WHAT TO DO: Retype only what runs from the beginning of the data through the line with "1, 1, 1, 0, 1, 1, 1, 0];"; please omit the pictures and keep every line exact.

DATA:
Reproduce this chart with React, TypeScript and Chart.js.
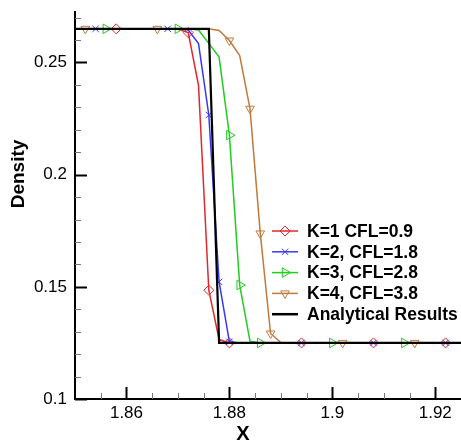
import { useEffect, useRef } from 'react';
import { Chart, registerables } from 'chart.js';
import { drawPoint } from 'chart.js/helpers';

Chart.register(...registerables);

// series names, in legend order
const seriesLabels = ['K=1 CFL=0.9', 'K=2, CFL=1.8', 'K=3, CFL=2.8', 'K=4, CFL=3.8', 'Analytical Results'];

// K=1, CFL=0.9
const k1X = [1.85, 1.858, 1.87, 1.872, 1.874, 1.876, 1.878, 1.88, 1.894, 1.908, 1.922, 1.936];
const k1Y = [0.265, 0.265, 0.2648, 0.2633, 0.2398, 0.1485, 0.1265, 0.125, 0.125, 0.125, 0.125, 0.125];
const k1Marks = [0, 1, 0, 1, 0, 1, 0, 1, 1, 1, 1, 0];

// K=2, CFL=1.8
const k2X = [1.85, 1.854, 1.868, 1.87, 1.872, 1.874, 1.876, 1.878, 1.88, 1.882, 1.894, 1.908, 1.922, 1.936];
const k2Y = [0.265, 0.265, 0.265, 0.265, 0.2645, 0.2584, 0.2266, 0.1522, 0.1255, 0.125, 0.125, 0.125, 0.125, 0.125];
const k2Marks = [0, 1, 1, 0, 0, 0, 1, 1, 1, 0, 1, 1, 1, 0];

// K=3, CFL=2.8
const k3X = [1.85, 1.856, 1.87, 1.872, 1.874, 1.876, 1.878, 1.88, 1.882, 1.884, 1.886, 1.9, 1.914, 1.936];
const k3Y = [0.265, 0.265, 0.265, 0.265, 0.2645, 0.2585, 0.2524, 0.2176, 0.1508, 0.1258, 0.125, 0.125, 0.125, 0.125];
const k3Marks = [0, 1, 1, 0, 0, 0, 0, 1, 1, 0, 1, 1, 1, 0];

// K=4, CFL=3.8
const k4X = [1.85, 1.852, 1.866, 1.874, 1.876, 1.878, 1.88, 1.882, 1.884, 1.886, 1.888, 1.89, 1.892, 1.902, 1.916, 1.936];
const k4Y = [0.265, 0.265, 0.265, 0.265, 0.265, 0.2643, 0.2598, 0.2531, 0.2294, 0.1738, 0.1292, 0.1252, 0.125, 0.125, 0.125, 0.125];
const k4Marks = [0, 1, 1, 0, 0, 0, 1, 0, 1, 1, 1, 0, 0, 1, 1, 0];

// analytical solution
const exactX = [1.85, 1.876, 1.878, 1.936];
const exactY = [0.265, 0.265, 0.125, 0.125];

const xMajorTicks = [1.86, 1.88, 1.9, 1.92];
const xMinorTicks = [1.855, 1.865, 1.87, 1.875, 1.885, 1.89, 1.895, 1.905, 1.91, 1.915];
const yMajorTicks = [0.1, 0.15, 0.2, 0.25];
const yMinorTicks = [0.11, 0.12, 0.13, 0.14, 0.16, 0.17, 0.18, 0.19, 0.21, 0.22, 0.23, 0.24, 0.26, 0.27];

const colors = ['#e3262b', '#3838f2', '#22cc22', '#c27a3c', '#000000'];
const markerStyles: any[] = ['rectRot', 'crossRot', 'triangle', 'triangle', false];
const markerRotations = [0, 0, 90, 180, 0];
const markerRadii = [5, 4.5, 5.5, 5, 0];

const FONT = '"Liberation Sans", Arial, Helvetica, sans-serif';

const decorPlugin = {
    id: 'decor',
    afterDraw(chart: any) {
        const { ctx, chartArea, scales } = chart;
        const xs = scales.x;
        const ys = scales.y;
        ctx.save();

        // inward ticks
        const xTicks = (vals: number[], len: number, width: number, color: string) => {
            ctx.strokeStyle = color;
            ctx.lineWidth = width;
            vals.forEach(v => {
                const px = Math.round(xs.getPixelForValue(v)) + 0.5;
                ctx.beginPath();
                ctx.moveTo(px, chartArea.bottom);
                ctx.lineTo(px, chartArea.bottom - len);
                ctx.stroke();
            });
        };
        const yTicks = (vals: number[], len: number, width: number, color: string) => {
            ctx.strokeStyle = color;
            ctx.lineWidth = width;
            vals.forEach(v => {
                const py = Math.round(ys.getPixelForValue(v)) + 0.5;
                ctx.beginPath();
                ctx.moveTo(chartArea.left, py);
                ctx.lineTo(chartArea.left + len, py);
                ctx.stroke();
            });
        };
        xTicks(xMinorTicks, 6, 1, '#777');
        yTicks(yMinorTicks, 6, 1, '#777');
        xTicks(xMajorTicks, 12, 2, '#000');
        yTicks(yMajorTicks, 12, 2, '#000');

        // axis titles
        ctx.fillStyle = '#000';
        ctx.textAlign = 'center';
        ctx.textBaseline = 'middle';
        ctx.font = `bold 20px ${FONT}`;
        ctx.fillText('X', 243, 434);
        ctx.save();
        ctx.translate(19, 174);
        ctx.rotate(-Math.PI / 2);
        ctx.font = `bold 19px ${FONT}`;
        ctx.fillText('Density', 0, 0);
        ctx.restore();

        // legend: line sample with marker, then label
        ctx.font = `bold 17.5px ${FONT}`;
        ctx.textAlign = 'left';
        seriesLabels.forEach((label, i) => {
            const y = 231 + i * 20.8;
            ctx.strokeStyle = colors[i];
            ctx.lineWidth = i === 4 ? 2.5 : 1.5;
            ctx.beginPath();
            ctx.moveTo(272, y);
            ctx.lineTo(298, y);
            ctx.stroke();
            if (markerStyles[i]) {
                ctx.fillStyle = 'rgba(0,0,0,0)';
                ctx.lineWidth = 1;
                drawPoint(ctx, {
                    pointStyle: markerStyles[i],
                    rotation: markerRotations[i],
                    radius: markerRadii[i],
                    borderWidth: 1,
                } as any, 285, y);
            }
            ctx.fillStyle = '#000';
            ctx.fillText(label, 307, y + 1);
        });

        ctx.restore();
    },
};

function makeSeries(i: number, xs: number[], ys: number[], marks: number[] | null, order: number) {
    return {
        label: seriesLabels[i],
        data: xs.map((x, j) => ({ x, y: ys[j] })),
        borderColor: colors[i],
        borderWidth: i === 4 ? 2.2 : 1.5,
        pointStyle: markerStyles[i],
        pointRotation: markerRotations[i],
        pointRadius: marks ? marks.map(m => (m ? markerRadii[i] : 0)) : 0,
        pointHoverRadius: 0,
        pointBorderColor: colors[i],
        pointBackgroundColor: 'rgba(0,0,0,0)',
        pointBorderWidth: 1,
        tension: 0,
        order,
    };
}

export default function App() {
    const chartRef = useRef<HTMLCanvasElement>(null);

    useEffect(() => {
        document.body.style.margin = '0';
        if (!chartRef.current) return;

        const chart = new Chart(chartRef.current, {
            type: 'line',
            data: {
                datasets: [
                    makeSeries(0, k1X, k1Y, k1Marks, 4),
                    makeSeries(1, k2X, k2Y, k2Marks, 3),
                    makeSeries(2, k3X, k3Y, k3Marks, 2),
                    makeSeries(3, k4X, k4Y, k4Marks, 1),
                    makeSeries(4, exactX, exactY, null, 0),
                ] as any,
            },
            options: {
                animation: false,
                responsive: false,
                layout: { padding: { top: 12, right: 0, bottom: 0, left: 0 } },
                plugins: {
                    legend: { display: false },
                    tooltip: { enabled: false },
                },
                scales: {
                    x: {
                        type: 'linear',
                        min: 1.85,
                        max: 1.925,
                        grid: { display: false, drawTicks: false },
                        border: { display: true, color: '#000', width: 2 },
                        ticks: {
                            color: '#000',
                            padding: 4,
                            font: { family: FONT, size: 17 },
                            callback: (v: any) => String(v),
                        },
                        afterBuildTicks: (axis: any) => {
                            axis.ticks = xMajorTicks.map(value => ({ value }));
                        },
                        afterFit: (axis: any) => {
                            axis.height = 41;
                            axis.paddingLeft = 0;
                            axis.paddingRight = 0;
                        },
                    },
                    y: {
                        type: 'linear',
                        min: 0.1,
                        max: 0.2725,
                        grid: { display: false, drawTicks: false },
                        border: { display: true, color: '#000', width: 2 },
                        ticks: {
                            color: '#000',
                            padding: 8,
                            font: { family: FONT, size: 17 },
                            callback: (v: any) => String(v),
                        },
                        afterBuildTicks: (axis: any) => {
                            axis.ticks = yMajorTicks.map(value => ({ value }));
                        },
                        afterFit: (axis: any) => {
                            axis.width = 75;
                            axis.paddingTop = 0;
                            axis.paddingBottom = 0;
                        },
                    },
                },
            } as any,
            plugins: [decorPlugin],
        });

        return () => {
            chart.destroy();
        };
    }, []);

    return (
        <div style={{ width: 461, height: 440, background: '#fff' }}>
            <canvas ref={chartRef} width={461} height={440} style={{ display: 'block' }}></canvas>
        </div>
    );
}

SOLUTION TO THE PROBLEM:
Reproduce this chart with React, TypeScript and Chart.js.
import { useEffect, useRef } from 'react';
import { Chart, registerables } from 'chart.js';
import { drawPoint } from 'chart.js/helpers';

Chart.register(...registerables);

// series names, in legend order
const seriesLabels = ['K=1 CFL=0.9', 'K=2, CFL=1.8', 'K=3, CFL=2.8', 'K=4, CFL=3.8', 'Analytical Results'];

// K=1, CFL=0.9
const k1X = [1.85, 1.858, 1.87, 1.872, 1.874, 1.876, 1.878, 1.88, 1.894, 1.908, 1.922, 1.936];
const k1Y = [0.265, 0.265, 0.2648, 0.2633, 0.2398, 0.1485, 0.1265, 0.125, 0.125, 0.125, 0.125, 0.125];
const k1Marks = [0, 1, 0, 1, 0, 1, 0, 1, 1, 1, 1, 0];

// K=2, CFL=1.8
const k2X = [1.85, 1.854, 1.868, 1.87, 1.872, 1.874, 1.876, 1.878, 1.88, 1.882, 1.894, 1.908, 1.922, 1.936];
const k2Y = [0.265, 0.265, 0.265, 0.265, 0.2645, 0.2584, 0.2266, 0.1522, 0.1255, 0.125, 0.125, 0.125, 0.125, 0.125];
const k2Marks = [0, 1, 1, 0, 0, 0, 1, 1, 1, 0, 1, 1, 1, 0];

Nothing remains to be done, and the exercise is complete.